Abruzzo Hunters feast, never refuse food from the farmers table
One evening, we turned up to our friend’s house to buy some eggs. They were busy eating a wonderful dinner. All 15 people, mostly extended family and nieces and nephews invited us to sit down and dine with them. As if by magic 2 foldaway chairs were produced and knives and forks were spirited up from somewhere. Our Abruzzo friends always grow very excited at the prospect of unexpected guests feasting with them on their finest foods. So they started eating their hunters feast. All of these families were hunters. We were graciously offered cinghiale, wild boar stew, which was lovely. Merrily I tucked in and it was very good. It tastes a bit like beef that has been stewed for a while. Our hosts all did the usual Abruzzo thing of piling up your plate every time you looked away to talk to some-one. As usual the conversation was exuberant and excitable and of course, we were interrogated by everyone with enormous and thinly veiled fascination. But next our hostess proudly brought out a huge round wide pan filled with tiny rabbit carcasses and showed it to me with a huge eagar smile. I had never eaten rabbit and didn’t relish the thought of eating something so furry and cute. Panic set in and I told my husband we would have to go. If you have ever tried excusing yourself from a dining table in Abruzzo for any reason whatsoever you will know how hard this task was. But we insisted determinedly and amidst many protestations we made our getaway, phew that was close…..
Since then we moved house and our friends here are farmers, not hunters, however they also keep all manner of things and unlike the last lot of Abruzzo friends, these people know that I am very squeamish and take great delight in tormenting me.
I have been served rabbit, and this time I dutifully ate it. And that was even after I had been to visit the animals in their pens on the farm. Have you ever seen a tiny baby rabbit. To say they are cute is a huge understatement.
I have been served sausages made of offal and minced up lung. Yep I ate that too, to be fair liver sausages taste very good, were it not for the fact that I helped to make them and saw what bits of the piggy went into them I would not be put off at all.

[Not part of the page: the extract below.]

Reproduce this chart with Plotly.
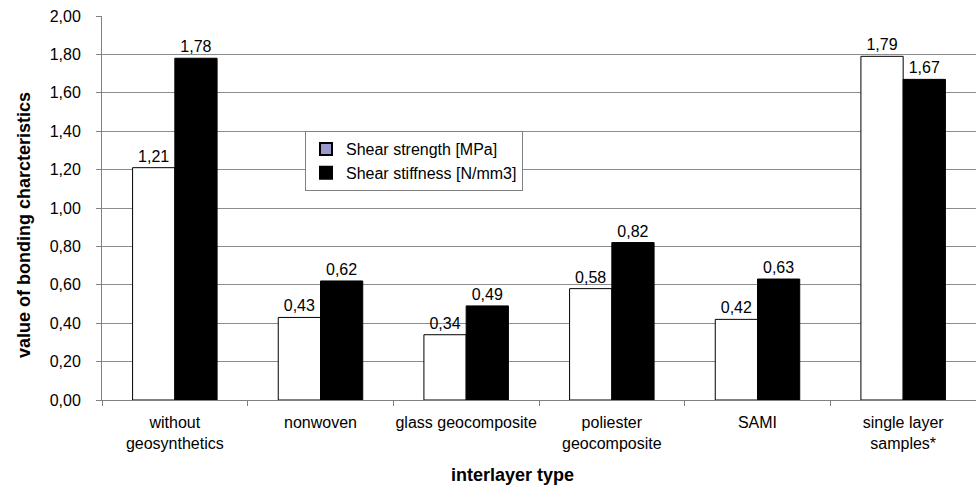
import plotly.graph_objects as go

categories = ["without<br>geosynthetics", "nonwoven", "glass geocomposite",
              "poliester<br>geocomposite", "SAMI", "single layer<br>samples*"]
shear_strength = [1.21, 0.43, 0.34, 0.58, 0.42, 1.79]
shear_stiffness = [1.78, 0.62, 0.49, 0.82, 0.63, 1.67]
y_ticks = [0, 0.2, 0.4, 0.6, 0.8, 1.0, 1.2, 1.4, 1.6, 1.8, 2.0]

font = "Liberation Sans, Arial, sans-serif"
L, R, T, B = 102, 0, 16, 89
W, H = 976, 489
pw, ph = W - L - R, H - T - B

fig = go.Figure()
fig.add_trace(go.Bar(
    x=categories, y=shear_strength, name="Shear strength [MPa]",
    marker=dict(color="white", line=dict(color="black", width=1)),
    text=[f"{v:.2f}".replace(".", ",") for v in shear_strength],
    textposition="outside", textfont=dict(size=16, color="black"),
    cliponaxis=False, showlegend=False))
fig.add_trace(go.Bar(
    x=categories, y=shear_stiffness, name="Shear stiffness [N/mm3]",
    marker=dict(color="black", line=dict(color="black", width=1)),
    text=[f"{v:.2f}".replace(".", ",") for v in shear_stiffness],
    textposition="outside", textfont=dict(size=16, color="black"),
    cliponaxis=False, showlegend=False))
# legend entries
fig.add_trace(go.Scatter(x=[None], y=[None], mode="markers", name="Shear strength [MPa]",
                         marker=dict(symbol="square", size=9, color="#9999CC",
                                     line=dict(color="black", width=1))))
fig.add_trace(go.Scatter(x=[None], y=[None], mode="markers", name="Shear stiffness [N/mm3]",
                         marker=dict(symbol="square", size=9, color="black",
                                     line=dict(color="black", width=1))))

fig.update_layout(
    width=W, height=H,
    margin=dict(l=L, r=R, t=T, b=B, autoexpand=False),
    paper_bgcolor="white", plot_bgcolor="white",
    font=dict(family=font, size=16, color="black"),
    barmode="group", bargap=0.42, bargroupgap=0,
    separators=",.",
    legend=dict(x=(305 - L) / pw, y=(H - B - 131) / ph, xanchor="left", yanchor="top",
                bgcolor="white", bordercolor="#808080", borderwidth=1,
                font=dict(size=16), tracegroupgap=0, itemwidth=30,
                itemsizing="constant"),
    xaxis=dict(showline=True, linecolor="#808080", linewidth=1,
               ticks="outside", tickcolor="#808080", ticklen=5,
               tickson="boundaries", tickfont=dict(size=16),
               tickangle=0, automargin=False, ticklabelstandoff=8),
    yaxis=dict(range=[0, 2.0], tickvals=y_ticks, tickformat=".2f",
               showline=True, linecolor="#808080", linewidth=1,
               ticks="outside", tickcolor="#808080", ticklen=5,
               showgrid=True, gridcolor="#8c8c8c", gridwidth=1,
               zeroline=False, tickfont=dict(size=16), ticklabelstandoff=12,
               automargin=False),
    annotations=[
        dict(text="<b>interlayer type</b>", xref="paper", yref="paper",
             x=(512 - L) / pw, y=-(475 - (H - B)) / ph, xanchor="center", yanchor="middle",
             showarrow=False, font=dict(size=18)),
        dict(text="<b>value of bonding charcteristics</b>", xref="paper", yref="paper",
             x=(24 - L) / pw, y=(H - B - 225) / ph, xanchor="center", yanchor="middle",
             textangle=-90, showarrow=False, font=dict(size=18)),
    ],
)

fig.write_html("out.html")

I was once served pigs blood, yes I had a taste. It smelt really good. Tasted a bit strange, not something I would like to indulge in often.
The fact is that nothing is wasted on a farm. Every part of the animal is respected and treated like something that they have worked extremely hard for. Which of course, they have. That is why it is almost impossible to turn down food with the farmer himself sitting directly to your right hand studying your facial expressions and eagerly awaiting praise. In fact all the while the farmer insists that the food produced on his hill is the best in the world. You know what, I do believe he is right.